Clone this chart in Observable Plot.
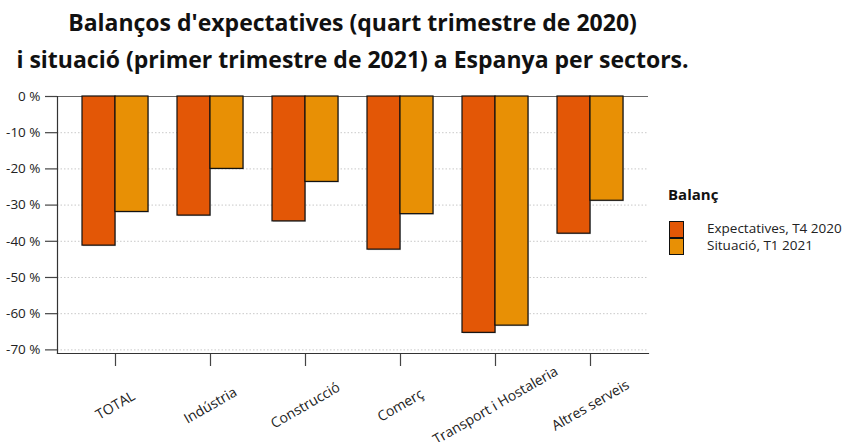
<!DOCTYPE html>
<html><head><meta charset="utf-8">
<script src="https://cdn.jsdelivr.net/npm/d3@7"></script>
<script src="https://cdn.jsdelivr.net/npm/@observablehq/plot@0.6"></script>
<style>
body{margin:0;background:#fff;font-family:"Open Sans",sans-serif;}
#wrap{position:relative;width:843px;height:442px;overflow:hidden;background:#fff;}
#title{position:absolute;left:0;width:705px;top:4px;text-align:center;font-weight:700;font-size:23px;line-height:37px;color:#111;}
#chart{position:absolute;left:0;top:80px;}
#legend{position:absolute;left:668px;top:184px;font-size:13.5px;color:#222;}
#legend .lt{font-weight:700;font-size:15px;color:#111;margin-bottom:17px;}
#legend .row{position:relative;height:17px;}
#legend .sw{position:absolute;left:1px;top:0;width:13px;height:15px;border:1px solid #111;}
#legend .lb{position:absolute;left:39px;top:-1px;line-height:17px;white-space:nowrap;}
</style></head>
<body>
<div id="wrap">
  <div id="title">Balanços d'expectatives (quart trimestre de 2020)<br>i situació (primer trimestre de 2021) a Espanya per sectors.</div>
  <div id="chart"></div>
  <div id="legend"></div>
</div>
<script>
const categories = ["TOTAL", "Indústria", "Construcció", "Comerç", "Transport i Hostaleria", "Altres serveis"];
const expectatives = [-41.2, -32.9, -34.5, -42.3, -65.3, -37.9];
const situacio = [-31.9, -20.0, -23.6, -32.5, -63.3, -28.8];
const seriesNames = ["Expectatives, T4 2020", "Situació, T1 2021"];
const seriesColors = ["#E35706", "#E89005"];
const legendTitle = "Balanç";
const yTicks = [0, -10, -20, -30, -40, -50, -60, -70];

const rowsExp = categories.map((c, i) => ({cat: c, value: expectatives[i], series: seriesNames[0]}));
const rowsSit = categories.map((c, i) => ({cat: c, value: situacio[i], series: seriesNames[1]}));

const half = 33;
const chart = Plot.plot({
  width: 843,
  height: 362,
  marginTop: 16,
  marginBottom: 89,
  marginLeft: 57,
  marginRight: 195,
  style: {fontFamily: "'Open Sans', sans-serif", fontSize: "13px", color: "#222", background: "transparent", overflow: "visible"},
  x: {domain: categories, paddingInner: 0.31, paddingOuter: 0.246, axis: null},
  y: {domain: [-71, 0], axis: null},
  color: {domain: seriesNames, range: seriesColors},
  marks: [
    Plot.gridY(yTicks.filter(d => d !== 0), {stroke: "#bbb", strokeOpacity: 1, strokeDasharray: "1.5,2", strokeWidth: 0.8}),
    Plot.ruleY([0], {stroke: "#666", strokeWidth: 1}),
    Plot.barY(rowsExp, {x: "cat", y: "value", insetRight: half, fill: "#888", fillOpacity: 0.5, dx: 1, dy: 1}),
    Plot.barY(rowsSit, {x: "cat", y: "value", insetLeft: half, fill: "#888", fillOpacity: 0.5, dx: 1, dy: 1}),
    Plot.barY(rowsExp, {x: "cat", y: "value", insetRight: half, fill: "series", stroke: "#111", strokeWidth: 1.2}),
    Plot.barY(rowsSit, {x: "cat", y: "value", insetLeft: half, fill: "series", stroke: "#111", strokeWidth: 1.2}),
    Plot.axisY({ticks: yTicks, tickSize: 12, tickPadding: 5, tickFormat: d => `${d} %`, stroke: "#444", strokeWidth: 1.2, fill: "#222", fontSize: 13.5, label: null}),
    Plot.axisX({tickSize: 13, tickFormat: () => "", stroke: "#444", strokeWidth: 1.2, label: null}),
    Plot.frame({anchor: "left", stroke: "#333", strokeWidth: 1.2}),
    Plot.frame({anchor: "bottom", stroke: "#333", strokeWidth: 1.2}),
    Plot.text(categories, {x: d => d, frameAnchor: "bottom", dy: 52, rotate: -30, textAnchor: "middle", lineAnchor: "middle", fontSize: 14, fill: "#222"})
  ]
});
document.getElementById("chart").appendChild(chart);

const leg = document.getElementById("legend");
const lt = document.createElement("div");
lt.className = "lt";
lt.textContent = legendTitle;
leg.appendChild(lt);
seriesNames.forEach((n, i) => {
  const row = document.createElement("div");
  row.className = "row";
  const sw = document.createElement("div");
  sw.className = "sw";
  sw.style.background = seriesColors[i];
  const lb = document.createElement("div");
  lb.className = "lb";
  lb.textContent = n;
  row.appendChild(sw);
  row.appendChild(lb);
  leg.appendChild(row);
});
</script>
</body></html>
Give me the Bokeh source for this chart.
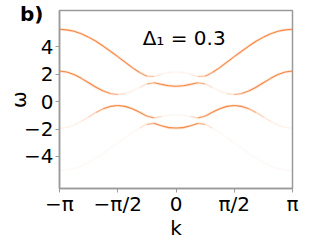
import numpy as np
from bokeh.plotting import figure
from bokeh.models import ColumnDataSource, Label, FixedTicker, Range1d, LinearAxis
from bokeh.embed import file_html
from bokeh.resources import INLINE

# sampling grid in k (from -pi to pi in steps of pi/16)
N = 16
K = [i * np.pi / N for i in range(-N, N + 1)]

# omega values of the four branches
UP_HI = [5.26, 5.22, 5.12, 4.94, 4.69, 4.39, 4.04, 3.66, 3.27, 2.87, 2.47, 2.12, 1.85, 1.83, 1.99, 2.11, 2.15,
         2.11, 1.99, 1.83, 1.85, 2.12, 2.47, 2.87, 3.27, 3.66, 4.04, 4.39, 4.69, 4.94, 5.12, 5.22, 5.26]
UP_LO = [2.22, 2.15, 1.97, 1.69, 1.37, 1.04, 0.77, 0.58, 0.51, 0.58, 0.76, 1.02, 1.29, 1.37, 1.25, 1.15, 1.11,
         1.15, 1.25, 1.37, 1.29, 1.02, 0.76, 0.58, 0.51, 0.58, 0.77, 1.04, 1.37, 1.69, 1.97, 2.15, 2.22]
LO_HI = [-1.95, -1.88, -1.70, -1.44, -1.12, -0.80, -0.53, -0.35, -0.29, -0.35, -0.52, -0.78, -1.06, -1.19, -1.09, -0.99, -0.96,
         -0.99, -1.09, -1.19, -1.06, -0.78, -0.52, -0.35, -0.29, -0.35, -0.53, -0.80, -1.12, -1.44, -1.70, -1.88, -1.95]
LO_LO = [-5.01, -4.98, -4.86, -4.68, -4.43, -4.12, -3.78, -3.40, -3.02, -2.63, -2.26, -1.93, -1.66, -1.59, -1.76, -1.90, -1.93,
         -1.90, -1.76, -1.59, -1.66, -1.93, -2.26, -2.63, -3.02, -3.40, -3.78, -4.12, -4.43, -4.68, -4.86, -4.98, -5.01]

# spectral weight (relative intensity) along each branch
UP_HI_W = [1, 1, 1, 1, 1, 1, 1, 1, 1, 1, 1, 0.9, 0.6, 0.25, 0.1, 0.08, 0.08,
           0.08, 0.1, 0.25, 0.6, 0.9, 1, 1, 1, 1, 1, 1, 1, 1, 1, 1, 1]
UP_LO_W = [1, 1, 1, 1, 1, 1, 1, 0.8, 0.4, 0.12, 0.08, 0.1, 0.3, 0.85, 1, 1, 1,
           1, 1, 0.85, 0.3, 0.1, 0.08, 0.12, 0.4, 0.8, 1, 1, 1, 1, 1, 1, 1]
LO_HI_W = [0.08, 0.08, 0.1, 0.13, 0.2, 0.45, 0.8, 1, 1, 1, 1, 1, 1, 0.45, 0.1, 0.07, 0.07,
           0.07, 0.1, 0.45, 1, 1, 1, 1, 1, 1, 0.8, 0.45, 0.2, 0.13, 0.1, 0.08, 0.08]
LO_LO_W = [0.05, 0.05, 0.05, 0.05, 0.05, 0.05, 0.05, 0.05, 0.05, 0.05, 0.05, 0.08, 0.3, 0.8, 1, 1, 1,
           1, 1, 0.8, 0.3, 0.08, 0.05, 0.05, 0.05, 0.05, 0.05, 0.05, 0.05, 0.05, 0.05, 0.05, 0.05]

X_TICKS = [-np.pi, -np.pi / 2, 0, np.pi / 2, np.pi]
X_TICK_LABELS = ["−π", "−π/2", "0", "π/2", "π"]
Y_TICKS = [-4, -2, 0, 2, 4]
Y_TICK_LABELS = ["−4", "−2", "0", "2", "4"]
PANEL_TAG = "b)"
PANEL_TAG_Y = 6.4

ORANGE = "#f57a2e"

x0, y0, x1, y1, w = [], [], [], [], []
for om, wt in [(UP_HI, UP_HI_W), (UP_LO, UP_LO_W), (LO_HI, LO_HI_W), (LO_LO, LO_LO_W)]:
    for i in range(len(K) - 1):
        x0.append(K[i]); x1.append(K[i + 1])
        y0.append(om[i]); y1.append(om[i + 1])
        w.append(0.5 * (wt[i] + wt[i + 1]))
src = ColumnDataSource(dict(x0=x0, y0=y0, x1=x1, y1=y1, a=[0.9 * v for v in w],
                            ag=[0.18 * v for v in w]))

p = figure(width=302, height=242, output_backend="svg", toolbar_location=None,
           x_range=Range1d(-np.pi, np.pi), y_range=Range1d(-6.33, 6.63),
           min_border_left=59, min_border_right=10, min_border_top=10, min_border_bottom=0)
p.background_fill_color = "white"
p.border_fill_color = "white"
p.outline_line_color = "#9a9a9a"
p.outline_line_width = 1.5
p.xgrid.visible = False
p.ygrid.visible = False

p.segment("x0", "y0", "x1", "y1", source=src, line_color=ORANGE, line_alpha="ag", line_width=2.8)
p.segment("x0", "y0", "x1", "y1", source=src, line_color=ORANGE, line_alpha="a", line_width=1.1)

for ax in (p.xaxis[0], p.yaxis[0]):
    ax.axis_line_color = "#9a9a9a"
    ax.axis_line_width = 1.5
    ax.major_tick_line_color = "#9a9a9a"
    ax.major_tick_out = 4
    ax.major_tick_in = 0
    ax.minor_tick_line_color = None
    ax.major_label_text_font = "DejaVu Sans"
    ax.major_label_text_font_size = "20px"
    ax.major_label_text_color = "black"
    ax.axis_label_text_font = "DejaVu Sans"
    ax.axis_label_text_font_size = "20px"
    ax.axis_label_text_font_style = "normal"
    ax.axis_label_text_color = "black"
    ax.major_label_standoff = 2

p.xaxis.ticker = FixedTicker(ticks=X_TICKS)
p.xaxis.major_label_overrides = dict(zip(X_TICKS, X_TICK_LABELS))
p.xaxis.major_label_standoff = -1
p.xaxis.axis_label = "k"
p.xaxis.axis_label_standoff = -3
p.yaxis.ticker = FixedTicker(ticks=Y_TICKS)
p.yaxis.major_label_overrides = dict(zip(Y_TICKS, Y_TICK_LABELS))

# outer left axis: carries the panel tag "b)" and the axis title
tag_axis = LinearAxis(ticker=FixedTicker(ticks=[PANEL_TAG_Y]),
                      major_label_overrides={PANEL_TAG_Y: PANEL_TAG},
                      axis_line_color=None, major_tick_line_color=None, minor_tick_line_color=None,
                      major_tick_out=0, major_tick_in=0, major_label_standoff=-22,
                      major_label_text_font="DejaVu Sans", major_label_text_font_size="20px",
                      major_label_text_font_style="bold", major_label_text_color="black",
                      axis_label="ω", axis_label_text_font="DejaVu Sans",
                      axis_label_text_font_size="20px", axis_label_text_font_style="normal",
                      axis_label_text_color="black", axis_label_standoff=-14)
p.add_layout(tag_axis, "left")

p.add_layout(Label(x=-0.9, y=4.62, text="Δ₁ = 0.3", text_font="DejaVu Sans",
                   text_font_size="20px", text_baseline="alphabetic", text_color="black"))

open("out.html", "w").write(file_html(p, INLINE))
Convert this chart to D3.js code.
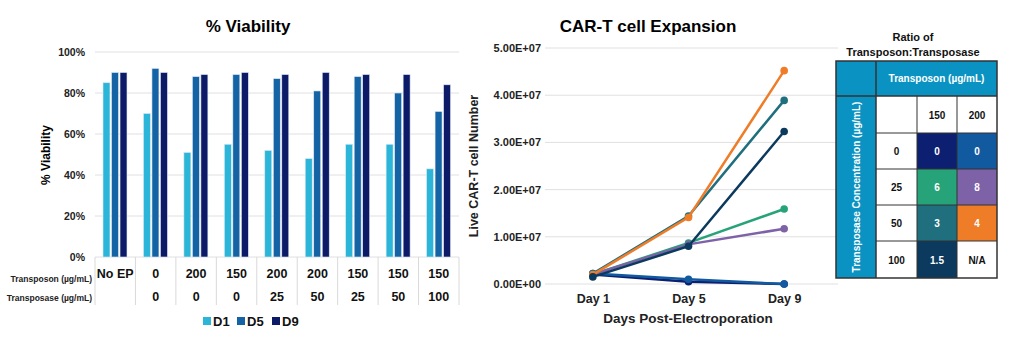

· · · ·

● **What you need to do**: From the line with "Give me the Bokeh source for this chart." to the line with "K = [i * np.pi / N for i in range(-N, N + 1)]", set down those lines word for word and only those, counting both ends. Pictures stay out of the copy.

● **Answer for the task**:
Give me the Bokeh source for this chart.
import numpy as np
from bokeh.plotting import figure
from bokeh.models import ColumnDataSource, Label, FixedTicker, Range1d, LinearAxis
from bokeh.embed import file_html
from bokeh.resources import INLINE

# sampling grid in k (from -pi to pi in steps of pi/16)
N = 16
K = [i * np.pi / N for i in range(-N, N + 1)]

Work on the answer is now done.